Research Group
in Analytic Philosophy

Expressivism and Stipulation

    Giulia Pravato (University of Venice)

04 May 2016  |  15:00  |  Seminari de Filosofia UB

Abstract

Expressivism about some fragment of language (deontic sentences, epistemic modal sentences, etc.) is standardly characterized as the thesis that the semantic properties of the target sentences and the relations among them (like truth, inconsistency, validity, etc.) are to be explained in terms of properties of the mental attitudes that are conventionally expressed by uses of these sentences, rather than in terms of their contents or truth-conditions (Schroeder 2008; Silk 2014).
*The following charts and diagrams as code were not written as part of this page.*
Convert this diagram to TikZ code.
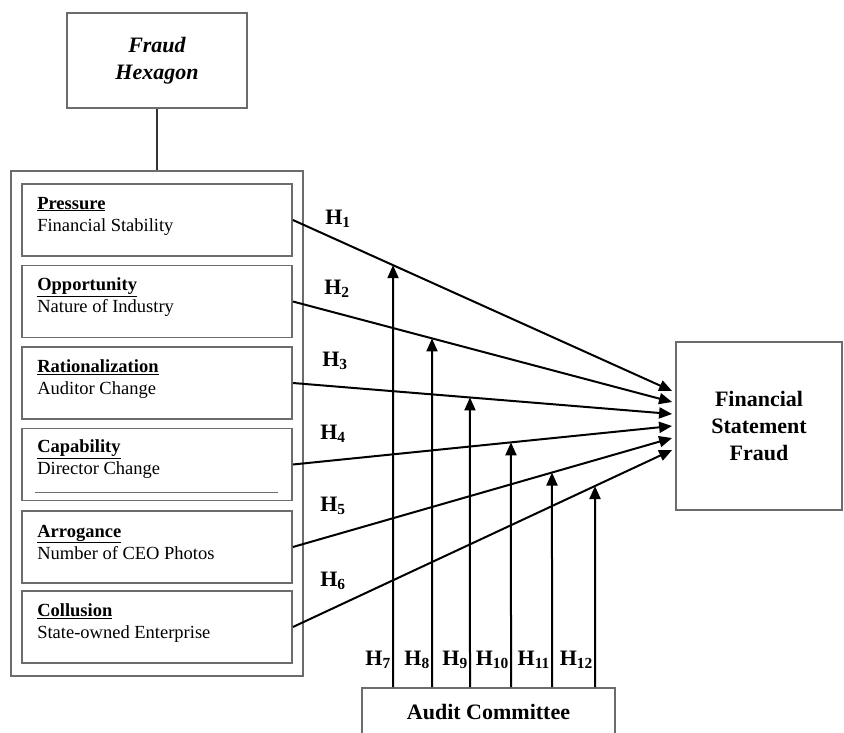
\documentclass[tikz,border=0pt]{standalone}
\usepackage{fontspec}
\setmainfont{Liberation Serif}
\usetikzlibrary{positioning, fit, arrows.meta}

\begin{document}
\begin{tikzpicture}[x=1pt, y=-1pt,
  box/.style={draw=gray!85!black, line width=1.8pt},
  factor/.style={box, minimum width=270pt, minimum height=72pt, inner sep=0pt},
  factortext/.style={align=left, inner sep=0pt, font=\fontsize{18.5}{22}\selectfont},
  bigtext/.style={align=center, font=\bfseries\fontsize{22}{27}\selectfont},
  hyp/.style={inner sep=1pt, font=\bfseries\fontsize{22}{24}\selectfont},
  link/.style={line width=2pt, -{Triangle[length=13pt,width=11pt]}}]

\useasboundingbox (0,0) rectangle (844,733);

% top box
\node[box, bigtext, font=\bfseries\itshape\fontsize{22}{27}\selectfont,
  minimum width=180pt, minimum height=95pt] (hexagon) at (157,60.5) {Fraud\\Hexagon};

% six elements
\node[factor] (pres) at (157,220) {};
\node[factor] (oppo) at (157,301.5) {};
\node[factor] (rati) at (157,383) {};
\node[factor] (capa) at (157,464.5) {};
\node[factor] (arro) at (157,547) {};
\node[factor] (coll) at (157,627) {};

\node[factortext, right=16pt of pres.west, yshift=4pt] (pres-t) {\textbf{\underline{Pressure}}\\Financial Stability};
\node[factortext, right=16pt of oppo.west, yshift=4pt] (oppo-t) {\textbf{\underline{Opportunity}}\\Nature of Industry};
\node[factortext, right=16pt of rati.west, yshift=4pt] (rati-t) {\textbf{\underline{Rationalization}}\\Auditor Change};
\node[factortext, right=16pt of capa.west, yshift=5pt] (capa-t) {\textbf{\underline{Capability}}\\Director Change};
\node[factortext, right=16pt of arro.west, yshift=5pt] (arro-t) {\textbf{\underline{Arrogance}}\\Number of CEO Photos};
\node[factortext, right=16pt of coll.west, yshift=4pt] (coll-t) {\textbf{\underline{Collusion}}\\State-owned Enterprise};

\draw[gray!85!black, line width=1.8pt] ([xshift=14pt, yshift=9pt]capa.south west) -- ([xshift=-15pt, yshift=9pt]capa.south east);

% group box
\node[box, fit=(pres)(coll), inner xsep=10pt, inner ysep=12pt] (group) {};
\draw[line width=2pt, black!80] (hexagon.south) -- (group.north);

% right and bottom boxes
\node[box, bigtext, minimum width=166pt, minimum height=168pt] (fsf) at (759,426) {Financial\\Statement\\Fraud};
\node[box, bigtext, minimum width=253pt, minimum height=48pt] (audit) at (488.5,712) {Audit Committee};

% arrow ends
\coordinate (t1) at ([xshift=-3pt, yshift=35pt]fsf.west);
\coordinate (t2) at ([xshift=-3pt, yshift=24pt]fsf.west);
\coordinate (t3) at ([xshift=-3pt, yshift=12pt]fsf.west);
\coordinate (t4) at ([xshift=-3pt, yshift=0pt]fsf.west);
\coordinate (t5) at ([xshift=-3pt, yshift=-12pt]fsf.west);
\coordinate (t6) at ([xshift=-3pt, yshift=-24pt]fsf.west);

\coordinate (s1) at (pres.east);
\coordinate (s2) at (oppo.east);
\coordinate (s3) at (rati.east);
\coordinate (s4) at (capa.east);
\coordinate (s5) at (arro.east);
\coordinate (s6) at (coll.east);

\draw[link] (s1) -- (t1);
\draw[link] (s2) -- (t2);
\draw[link] (s3) -- (t3);
\draw[link] (s4) -- (t4);
\draw[link] (s5) -- (t5);
\draw[link] (s6) -- (t6);

\node[hyp] (h1) at (338,219) {H\textsubscript{1}};
\node[hyp] (h2) at (337,289) {H\textsubscript{2}};
\node[hyp] (h3) at (335,361) {H\textsubscript{3}};
\node[hyp] (h4) at (333,434) {H\textsubscript{4}};
\node[hyp] (h5) at (333,506) {H\textsubscript{5}};
\node[hyp] (h6) at (333,581) {H\textsubscript{6}};

% moderating arrows
\coordinate (c7) at (393,0);
\coordinate (c8) at (432,0);
\coordinate (c9) at (470,0);
\coordinate (c10) at (511,0);
\coordinate (c11) at (552,0);
\coordinate (c12) at (595,0);

\coordinate (b7) at (audit.north -| c7);
\coordinate (b8) at (audit.north -| c8);
\coordinate (b9) at (audit.north -| c9);
\coordinate (b10) at (audit.north -| c10);
\coordinate (b11) at (audit.north -| c11);
\coordinate (b12) at (audit.north -| c12);

\coordinate (a7) at (intersection of s1--t1 and b7--c7);
\coordinate (a8) at (intersection of s2--t2 and b8--c8);
\coordinate (a9) at (intersection of s3--t3 and b9--c9);
\coordinate (a10) at (intersection of s4--t4 and b10--c10);
\coordinate (a11) at (intersection of s5--t5 and b11--c11);
\coordinate (a12) at (intersection of s6--t6 and b12--c12);

\draw[link] (b7) -- (a7);
\draw[link] (b8) -- (a8);
\draw[link] (b9) -- (a9);
\draw[link] (b10) -- (a10);
\draw[link] (b11) -- (a11);
\draw[link] (b12) -- (a12);

\node[hyp, above left=17pt and 1pt of b7] (h7) {H\textsubscript{7}};
\node[hyp, above left=17pt and 1pt of b8] (h8) {H\textsubscript{8}};
\node[hyp, above left=17pt and 1pt of b9] (h9) {H\textsubscript{9}};
\node[hyp, above left=17pt and 1pt of b10] (h10) {H\textsubscript{10}};
\node[hyp, above left=17pt and 1pt of b11] (h11) {H\textsubscript{11}};
\node[hyp, above left=17pt and 1pt of b12] (h12) {H\textsubscript{12}};
\end{tikzpicture}
\end{document}
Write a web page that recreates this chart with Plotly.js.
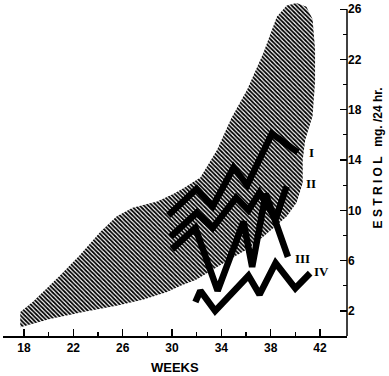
<!DOCTYPE html>
<html>
<head>
<meta charset="utf-8">
<script src="https://cdn.plot.ly/plotly-3.0.1.min.js"></script>
<style>html,body{margin:0;padding:0;background:#fff;}#chart{width:389px;height:376px;}</style>
</head>
<body>
<div id="chart"></div>
<script>
// Normal range band (polygon outline: upper edge, right edge, lower edge)
const bandWeeks = [17.7,18.7,20.9,22.5,24.2,25.5,26.8,28.8,30.1,31.0,32.3,33.65,34.8,36.1,37.4,38.5,39.3,40.1,40.9,
                   41.4,41.6,41.6,41.4,40.8,40.6,40.6,40.1,39.3,
                   37.4,36.1,34.7,33.3,32.0,30.7,29.6,27.7,25.5,22.8,20.1,17.7,17.7];
const bandValues = [1.9,2.7,4.8,6.4,8.3,9.5,10.2,10.7,11.3,11.8,12.6,14.8,17.3,19.6,22.5,25.4,26.3,26.5,26.2,
                    25.2,22.8,20.2,17.5,15.6,14.0,12.2,10.6,9.5,
                    7.9,6.9,6.1,5.3,4.5,4.0,3.5,2.9,2.4,1.9,1.35,0.7,1.9];

// Patient curves
const weeksI  = [29.7,32.0,33.3,35.0,36.1,38.1,40.2];
const valuesI = [9.6,11.7,10.3,13.4,12.0,16.1,14.6];
const weeksII  = [29.9,32.0,33.3,35.2,36.2,37.1,38.4,39.3];
const valuesII = [7.9,9.8,8.6,11.0,10.0,11.4,9.3,11.9];
const weeksIII  = [30.0,31.9,33.7,35.8,36.5,37.6,39.4];
const valuesIII = [6.9,8.6,3.6,9.1,5.5,11.3,6.3];
const weeksIV  = [31.9,32.3,33.5,36.2,37.1,38.4,40.0,41.2];
const valuesIV = [2.7,3.6,2.0,4.8,3.3,5.8,3.8,5.0];

// Curve labels
const labelText  = ['I','II','III','IV'];
const labelWeeks = [41.35,41.27,40.62,42.16];
const labelVals  = [14.6,12.1,6.2,5.1];

// Axis ticks
const xTicks = [18,22,26,30,34,38,42];
const yTicks = [2,6,10,14,18,22,26];

const sans = 'Liberation Sans, Arial, sans-serif';
const curveLine = {color:'#000', width:6.5};

const traces = [
  {x: bandWeeks, y: bandValues, type:'scatter', mode:'lines', fill:'toself',
   line:{width:0, color:'rgba(0,0,0,0)'}, fillcolor:'#fff',
   fillpattern:{shape:'\\', size:3, solidity:0.6, fgcolor:'#000', bgcolor:'#fff'}, hoverinfo:'skip'},
  {x: weeksI, y: valuesI, type:'scatter', mode:'lines', line:curveLine},
  {x: weeksII, y: valuesII, type:'scatter', mode:'lines', line:curveLine},
  {x: weeksIII, y: valuesIII, type:'scatter', mode:'lines', line:curveLine},
  {x: weeksIV, y: valuesIV, type:'scatter', mode:'lines', line:curveLine}
];

const annotations = labelText.map((t,i)=>({
  x: labelWeeks[i], y: labelVals[i], xref:'x', yref:'y', text:t, showarrow:false,
  font:{family:'Liberation Serif, Times New Roman, serif', size:13, color:'#000', weight:'bold'}
}));
annotations.push({x:0.5, y:-0.095, xref:'paper', yref:'paper', text:'WEEKS', showarrow:false,
  yanchor:'middle', font:{family:sans, size:13, color:'#000', weight:'bold'}});
annotations.push({x:1.09, y:14.2, xref:'paper', yref:'y', text:'E S T R I O L   mg. /24 hr.', showarrow:false,
  textangle:-90, xanchor:'center', yanchor:'middle', font:{family:sans, size:12, color:'#000', weight:'bold'}});

const layout = {
  width:389, height:376,
  margin:{l:3, r:42, t:1, b:40},
  paper_bgcolor:'#fff', plot_bgcolor:'#fff',
  showlegend:false,
  xaxis:{range:[16.3,44.19], tickvals:xTicks, ticks:'inside', ticklen:7, tickwidth:1.3, tickcolor:'#000',
         showline:true, linecolor:'#000', linewidth:1.5, showgrid:false, zeroline:false,
         minor:{tickvals:[20,24,28,32,36,40], ticks:'inside', ticklen:4, tickwidth:1.2, tickcolor:'#000', showgrid:false},
         tickfont:{family:sans, size:12, color:'#000', weight:'bold'}},
  yaxis:{range:[0,26.65], side:'right', tickvals:yTicks, ticks:'inside', ticklen:7, tickwidth:1.3, tickcolor:'#000',
         showline:false, showgrid:false, zeroline:false,
         minor:{tickvals:[4,8,12,16,20,24], ticks:'inside', ticklen:4, tickwidth:1.2, tickcolor:'#000', showgrid:false},
         tickfont:{family:sans, size:12, color:'#000', weight:'bold'}},
  shapes:[{type:'line', xref:'paper', x0:1, x1:1, yref:'y', y0:0, y1:26, line:{color:'#000', width:1.5}}],
  annotations: annotations
};

Plotly.newPlot('chart', traces, layout, {staticPlot:true, displayModeBar:false});
</script>
</body>
</html>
It is often claimed that by so doing, i.e. by reversing the classical order of explanation, expressivists face explanatory challenges that are instead avoided by cognitivists, and that are only met by stipulating that the relevant attitudes (e.g. the ones associated with accepting the sentences ''gambling is wrong'' and ''gambling is not wrong'') have the properties that the semantic formalism represents them as having (e.g. by assigning two disjoint sets of ''hyperplans'' to the two sentences). In this talk, I examine various specifications of what it means, in general, to ''explain the inconsistency of S and not-S''. I argue that these specifications are either question-begging against the expressivist, or are such that, presumably, standard cognitivist explanations are no less stipulative than expressivist ones.